ATLANTA (AP) — More than $30 million in traffic fees collected for driver's education courses across Georgia in the last few years hasn't been spent on helping teens learn how to drive, according to a state audit released Wednesday.
Since 2009, state lawmakers haven't appropriated any money to the Georgia Driver's Education Commission even though a special fee for the programs tacked on to traffic tickets has brought in about $10 million per year, the audit found. Of the $57 million collected since Joshua's Law took effect in 2005, just $8 million has gone to driver's education, which led to at least three high schools shutting down their programs, the audit found.
The money, instead, is being spent to plug state budget deficits.
"It tells me the governor and the appropriations committee are putting other items ahead of saving these young and tender lives," said Alan Brown, a Cartersville resident who worked to get the law named after his16-year-old son, Joshua, passed after the teen died in a wreck in 2003. "It's really disheartening."
Senate Majority Leader Chip Rogers said he wants to make the issue a priority in the legislative session in January. He said lawmakers tend to view specially collected fees like the one in Joshua's Law as another revenue source for the state's cash-strapped programs rather than money that should be set aside for its intended purpose.
"It's frustrating," he said. "We've got to find a way that every dollar is spent helping kids learn how to drive."
The audit found that overall, the number of driver's education programs are up slightly across the state since 2008 — from 280 to about 300. But the programs are still only in 147 out of more than 400 high schools across the state.
And 52 counties out of 159 don't even have a program, which means students either have to travel to another county or take an online class.
Joshua's Law requires 16-year-olds to pass a driver's education course to get a license and adds a 5 percent surcharge on traffic tickets and other violations to pay for the classes.
Driver's Education Commission spokeswoman Susan Sports said the agency has spent all of the money it has gotten on teen driver safety but has no control over how much lawmakers dole out. She declined further comment.
Gov. Nathan Deal's spokesman Brian Robinson said the governor's office will review the audit and take its findings into consideration but, ultimately, lawmakers decide how the state's money is spent. He said the state has had to "perform triage" and cut billions from spending because of lagging tax revenues.
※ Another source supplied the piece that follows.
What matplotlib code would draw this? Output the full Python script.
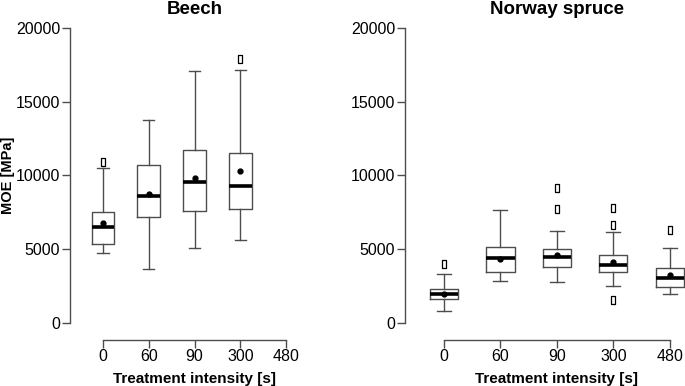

"I think all Georgians would agree that it's not ideal to divert money intended for one purpose, but we do think they would agree that in difficult times, with difficult decisions facing us, we have to fund our top priorities first," Robinson said. "This is a situation we inherited."
House Speaker John Ralston, who sponsored the bill that created Joshua's Law six years ago, said that driver's education in Georgia has benefited from the law.
"Without its passage, it is unlikely that driver's education would have received the level of financial support from the state that it has in recent years, especially as state revenues weakened through the economic downturn," he said in a prepared statement.
Brown said he's asking state lawmakers to consider a constitutional amendment that would address the problem and require that the money go to driver's education. He said he believes the law is working — teen fatalities from wrecks in Georgia have been cut in half since the it was enacted — but more money would mean better curriculum and equipment to help teach teens safe driving skills.
Had all the money that was raised been spent on driver's education, every high school would have a program by now, Brown said.
"It's very frustrating, especially when I see the results," he said. "I know it's working."